— BEGIN Records provided —
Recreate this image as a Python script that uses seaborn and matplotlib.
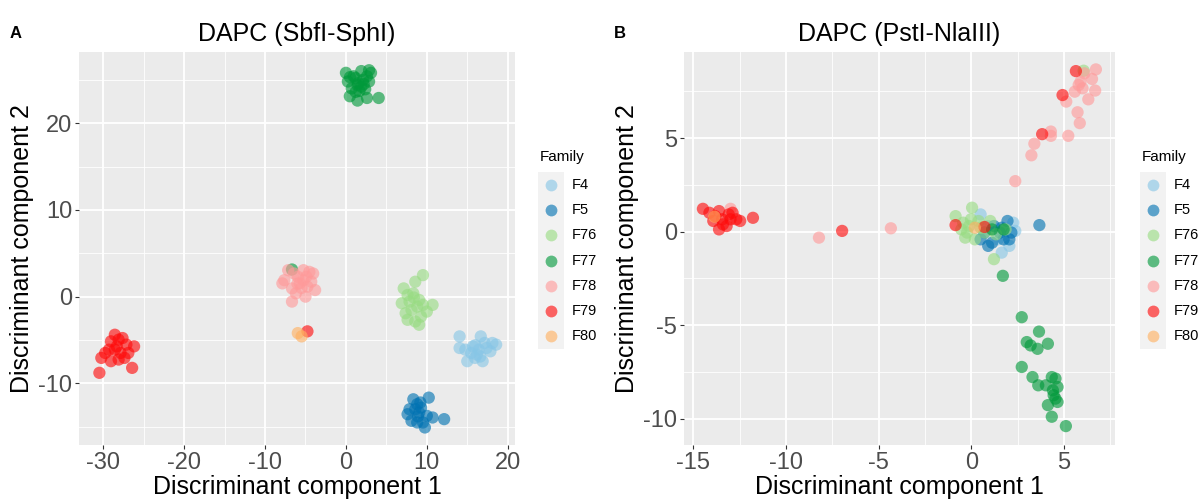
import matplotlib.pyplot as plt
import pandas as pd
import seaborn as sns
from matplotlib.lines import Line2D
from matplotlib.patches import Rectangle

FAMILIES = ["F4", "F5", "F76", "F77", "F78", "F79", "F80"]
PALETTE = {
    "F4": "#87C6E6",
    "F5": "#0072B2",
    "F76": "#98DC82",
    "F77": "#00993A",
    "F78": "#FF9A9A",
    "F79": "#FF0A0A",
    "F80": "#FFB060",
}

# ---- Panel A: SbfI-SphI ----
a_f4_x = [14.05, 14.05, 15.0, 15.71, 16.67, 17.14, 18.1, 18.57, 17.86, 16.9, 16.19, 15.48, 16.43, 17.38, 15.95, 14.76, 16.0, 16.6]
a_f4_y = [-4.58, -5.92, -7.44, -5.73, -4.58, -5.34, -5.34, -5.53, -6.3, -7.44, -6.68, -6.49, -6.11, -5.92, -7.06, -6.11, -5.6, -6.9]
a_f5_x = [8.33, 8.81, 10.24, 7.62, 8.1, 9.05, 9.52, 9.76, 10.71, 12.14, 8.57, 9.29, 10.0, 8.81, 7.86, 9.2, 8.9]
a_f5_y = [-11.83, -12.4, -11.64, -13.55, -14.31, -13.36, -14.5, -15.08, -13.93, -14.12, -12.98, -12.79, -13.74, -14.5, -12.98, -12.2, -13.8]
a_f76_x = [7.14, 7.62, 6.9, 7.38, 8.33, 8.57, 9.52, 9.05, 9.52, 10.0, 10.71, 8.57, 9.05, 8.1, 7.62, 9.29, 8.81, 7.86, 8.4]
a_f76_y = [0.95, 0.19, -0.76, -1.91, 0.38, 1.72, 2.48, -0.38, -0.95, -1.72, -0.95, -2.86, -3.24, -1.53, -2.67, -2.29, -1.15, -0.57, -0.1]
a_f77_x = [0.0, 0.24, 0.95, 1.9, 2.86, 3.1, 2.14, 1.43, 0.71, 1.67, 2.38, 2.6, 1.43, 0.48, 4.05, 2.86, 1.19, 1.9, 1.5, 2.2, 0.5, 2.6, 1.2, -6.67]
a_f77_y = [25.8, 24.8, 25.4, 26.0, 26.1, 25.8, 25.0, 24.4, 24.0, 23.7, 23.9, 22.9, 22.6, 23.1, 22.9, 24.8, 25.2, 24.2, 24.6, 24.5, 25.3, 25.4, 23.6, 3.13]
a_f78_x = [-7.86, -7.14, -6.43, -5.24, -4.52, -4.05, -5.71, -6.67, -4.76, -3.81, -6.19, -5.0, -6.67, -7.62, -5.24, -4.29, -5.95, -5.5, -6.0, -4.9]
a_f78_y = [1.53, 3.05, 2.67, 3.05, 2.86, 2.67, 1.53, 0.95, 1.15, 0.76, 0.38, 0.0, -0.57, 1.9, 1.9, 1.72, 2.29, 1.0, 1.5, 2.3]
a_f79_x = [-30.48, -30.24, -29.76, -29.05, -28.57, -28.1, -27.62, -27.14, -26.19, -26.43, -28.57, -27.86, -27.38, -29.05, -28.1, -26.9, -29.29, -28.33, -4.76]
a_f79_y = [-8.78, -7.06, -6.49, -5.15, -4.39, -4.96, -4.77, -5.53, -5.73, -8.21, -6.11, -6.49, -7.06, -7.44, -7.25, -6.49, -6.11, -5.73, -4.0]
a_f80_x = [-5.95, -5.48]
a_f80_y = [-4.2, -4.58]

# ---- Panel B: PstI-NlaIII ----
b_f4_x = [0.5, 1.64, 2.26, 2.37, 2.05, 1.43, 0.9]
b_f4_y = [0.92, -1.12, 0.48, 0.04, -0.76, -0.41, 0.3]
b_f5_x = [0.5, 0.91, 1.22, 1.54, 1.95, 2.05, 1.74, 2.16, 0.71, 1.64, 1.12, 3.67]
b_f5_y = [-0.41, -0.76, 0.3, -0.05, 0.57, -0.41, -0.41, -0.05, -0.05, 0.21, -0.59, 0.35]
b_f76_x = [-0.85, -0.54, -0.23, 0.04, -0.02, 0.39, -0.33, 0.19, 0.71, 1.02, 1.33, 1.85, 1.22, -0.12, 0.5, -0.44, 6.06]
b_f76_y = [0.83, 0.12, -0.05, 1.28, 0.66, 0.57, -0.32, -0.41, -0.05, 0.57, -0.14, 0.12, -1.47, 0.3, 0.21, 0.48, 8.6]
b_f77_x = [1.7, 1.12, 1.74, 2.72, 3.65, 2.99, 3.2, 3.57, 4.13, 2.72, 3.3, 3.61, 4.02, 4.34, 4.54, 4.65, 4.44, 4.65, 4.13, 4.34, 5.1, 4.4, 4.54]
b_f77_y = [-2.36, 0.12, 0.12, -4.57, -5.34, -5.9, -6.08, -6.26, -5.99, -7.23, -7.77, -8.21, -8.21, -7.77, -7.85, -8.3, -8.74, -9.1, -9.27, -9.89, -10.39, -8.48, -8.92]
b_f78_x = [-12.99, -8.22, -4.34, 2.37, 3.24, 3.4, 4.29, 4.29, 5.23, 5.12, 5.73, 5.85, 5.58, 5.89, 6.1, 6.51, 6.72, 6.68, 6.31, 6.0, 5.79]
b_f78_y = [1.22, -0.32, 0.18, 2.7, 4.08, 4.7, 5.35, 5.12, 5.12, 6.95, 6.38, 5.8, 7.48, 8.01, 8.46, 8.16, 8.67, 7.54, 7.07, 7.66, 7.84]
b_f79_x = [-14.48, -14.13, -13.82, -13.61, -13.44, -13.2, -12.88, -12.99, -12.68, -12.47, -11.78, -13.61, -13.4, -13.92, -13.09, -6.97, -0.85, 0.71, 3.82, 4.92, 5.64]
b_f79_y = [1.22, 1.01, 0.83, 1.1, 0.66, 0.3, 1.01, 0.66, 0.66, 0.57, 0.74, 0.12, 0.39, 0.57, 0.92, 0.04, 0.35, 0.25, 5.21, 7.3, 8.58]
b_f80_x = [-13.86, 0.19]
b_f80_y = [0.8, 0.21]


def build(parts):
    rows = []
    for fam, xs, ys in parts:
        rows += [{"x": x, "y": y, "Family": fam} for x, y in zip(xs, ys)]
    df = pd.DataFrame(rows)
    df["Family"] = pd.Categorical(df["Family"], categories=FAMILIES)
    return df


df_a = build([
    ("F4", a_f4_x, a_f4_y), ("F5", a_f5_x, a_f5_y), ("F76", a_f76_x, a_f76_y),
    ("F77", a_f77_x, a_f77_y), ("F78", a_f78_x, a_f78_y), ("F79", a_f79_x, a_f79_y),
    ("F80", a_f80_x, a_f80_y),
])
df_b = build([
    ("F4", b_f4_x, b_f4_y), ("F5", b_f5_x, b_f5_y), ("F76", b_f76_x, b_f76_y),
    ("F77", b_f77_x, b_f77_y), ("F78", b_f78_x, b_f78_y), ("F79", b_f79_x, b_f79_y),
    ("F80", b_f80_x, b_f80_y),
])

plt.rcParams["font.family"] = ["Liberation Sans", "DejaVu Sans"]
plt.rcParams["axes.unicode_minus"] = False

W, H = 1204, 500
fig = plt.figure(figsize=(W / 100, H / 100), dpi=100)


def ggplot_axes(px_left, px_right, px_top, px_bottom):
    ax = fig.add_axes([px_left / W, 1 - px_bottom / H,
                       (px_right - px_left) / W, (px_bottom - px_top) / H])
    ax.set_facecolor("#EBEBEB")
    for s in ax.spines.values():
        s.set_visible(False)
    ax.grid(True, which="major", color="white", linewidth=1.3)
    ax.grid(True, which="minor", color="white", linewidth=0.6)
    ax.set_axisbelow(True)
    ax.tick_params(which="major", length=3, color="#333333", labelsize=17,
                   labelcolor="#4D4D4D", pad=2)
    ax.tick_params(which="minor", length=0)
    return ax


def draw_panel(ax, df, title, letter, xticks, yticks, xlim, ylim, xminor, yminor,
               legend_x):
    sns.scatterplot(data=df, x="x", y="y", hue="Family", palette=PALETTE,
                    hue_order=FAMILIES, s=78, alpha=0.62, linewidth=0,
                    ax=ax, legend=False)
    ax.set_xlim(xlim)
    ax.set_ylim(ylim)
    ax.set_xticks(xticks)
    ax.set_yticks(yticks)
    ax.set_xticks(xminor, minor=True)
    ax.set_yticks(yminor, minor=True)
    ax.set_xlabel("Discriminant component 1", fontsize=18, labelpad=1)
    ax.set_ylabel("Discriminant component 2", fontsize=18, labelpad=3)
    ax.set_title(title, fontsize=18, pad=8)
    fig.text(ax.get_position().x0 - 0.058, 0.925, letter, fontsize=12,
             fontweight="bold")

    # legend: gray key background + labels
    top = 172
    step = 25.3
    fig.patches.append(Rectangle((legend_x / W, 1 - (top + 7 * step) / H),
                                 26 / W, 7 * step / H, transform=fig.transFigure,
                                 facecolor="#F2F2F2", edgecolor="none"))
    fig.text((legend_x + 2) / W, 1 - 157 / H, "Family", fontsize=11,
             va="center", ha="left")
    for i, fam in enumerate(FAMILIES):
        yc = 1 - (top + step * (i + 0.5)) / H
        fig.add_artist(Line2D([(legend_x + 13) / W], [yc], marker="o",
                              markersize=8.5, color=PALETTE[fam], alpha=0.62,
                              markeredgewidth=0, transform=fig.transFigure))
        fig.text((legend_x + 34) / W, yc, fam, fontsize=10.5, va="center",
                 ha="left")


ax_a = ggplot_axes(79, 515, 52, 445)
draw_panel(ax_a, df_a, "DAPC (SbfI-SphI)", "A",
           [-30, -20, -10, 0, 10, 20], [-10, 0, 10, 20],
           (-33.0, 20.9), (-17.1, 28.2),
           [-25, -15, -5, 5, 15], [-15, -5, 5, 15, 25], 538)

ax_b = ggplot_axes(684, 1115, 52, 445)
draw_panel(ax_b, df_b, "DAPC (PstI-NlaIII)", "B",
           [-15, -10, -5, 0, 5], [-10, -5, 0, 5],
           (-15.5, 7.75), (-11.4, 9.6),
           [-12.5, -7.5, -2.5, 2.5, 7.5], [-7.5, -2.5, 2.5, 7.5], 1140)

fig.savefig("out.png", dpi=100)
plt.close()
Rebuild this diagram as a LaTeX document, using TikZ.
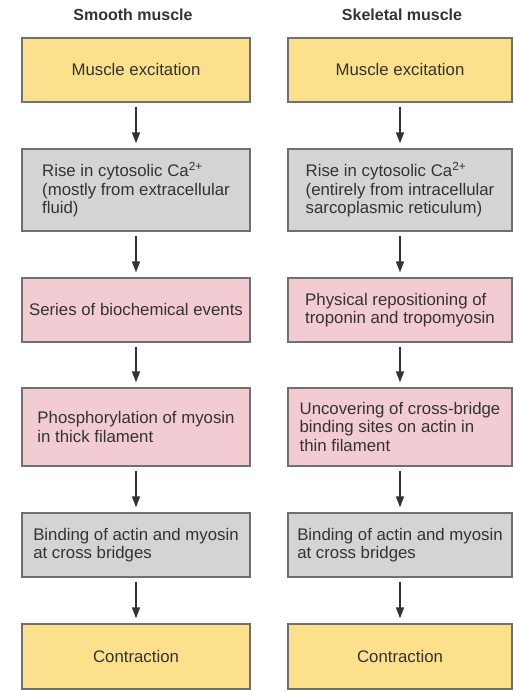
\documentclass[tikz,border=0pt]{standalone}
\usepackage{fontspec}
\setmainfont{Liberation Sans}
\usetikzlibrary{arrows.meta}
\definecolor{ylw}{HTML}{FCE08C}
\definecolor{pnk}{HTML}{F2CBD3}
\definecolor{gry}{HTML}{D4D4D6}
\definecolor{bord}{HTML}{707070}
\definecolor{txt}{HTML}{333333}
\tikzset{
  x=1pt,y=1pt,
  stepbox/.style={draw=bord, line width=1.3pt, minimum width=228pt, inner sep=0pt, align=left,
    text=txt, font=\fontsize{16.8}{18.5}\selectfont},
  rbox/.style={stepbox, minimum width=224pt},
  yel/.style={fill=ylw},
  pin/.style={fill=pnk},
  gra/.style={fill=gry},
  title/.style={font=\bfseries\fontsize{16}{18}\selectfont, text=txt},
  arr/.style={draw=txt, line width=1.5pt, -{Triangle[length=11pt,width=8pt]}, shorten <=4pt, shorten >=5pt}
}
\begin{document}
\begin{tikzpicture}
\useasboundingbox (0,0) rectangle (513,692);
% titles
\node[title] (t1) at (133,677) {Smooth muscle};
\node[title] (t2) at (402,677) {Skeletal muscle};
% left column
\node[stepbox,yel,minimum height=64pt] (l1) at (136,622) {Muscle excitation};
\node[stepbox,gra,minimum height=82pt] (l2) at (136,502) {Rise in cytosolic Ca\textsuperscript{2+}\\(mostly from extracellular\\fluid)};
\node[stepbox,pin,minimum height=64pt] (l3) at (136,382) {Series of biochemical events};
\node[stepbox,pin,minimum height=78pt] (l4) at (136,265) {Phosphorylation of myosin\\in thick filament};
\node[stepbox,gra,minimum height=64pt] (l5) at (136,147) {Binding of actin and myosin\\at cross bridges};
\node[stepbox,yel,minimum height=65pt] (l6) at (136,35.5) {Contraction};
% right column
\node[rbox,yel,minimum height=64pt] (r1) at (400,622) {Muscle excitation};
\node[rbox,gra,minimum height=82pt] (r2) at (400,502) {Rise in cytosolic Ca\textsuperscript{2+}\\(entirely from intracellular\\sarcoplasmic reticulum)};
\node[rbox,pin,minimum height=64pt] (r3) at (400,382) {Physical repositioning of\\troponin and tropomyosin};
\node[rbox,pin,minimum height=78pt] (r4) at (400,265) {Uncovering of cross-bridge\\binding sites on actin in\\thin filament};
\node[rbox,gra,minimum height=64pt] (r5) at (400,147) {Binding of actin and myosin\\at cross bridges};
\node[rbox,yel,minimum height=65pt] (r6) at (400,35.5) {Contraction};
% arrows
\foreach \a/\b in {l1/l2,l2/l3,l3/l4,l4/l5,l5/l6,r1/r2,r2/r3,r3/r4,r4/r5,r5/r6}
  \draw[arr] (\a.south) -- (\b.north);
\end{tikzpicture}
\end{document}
— END Records provided —
» Short task:
Take the lines from the start of the material to the line with "from matplotlib.patches import Rectangle", both included, and transcribe them exactly without the pictures.

» Solution to this problem:
Recreate this image as a Python script that uses seaborn and matplotlib.
import matplotlib.pyplot as plt
import pandas as pd
import seaborn as sns
from matplotlib.lines import Line2D
from matplotlib.patches import Rectangle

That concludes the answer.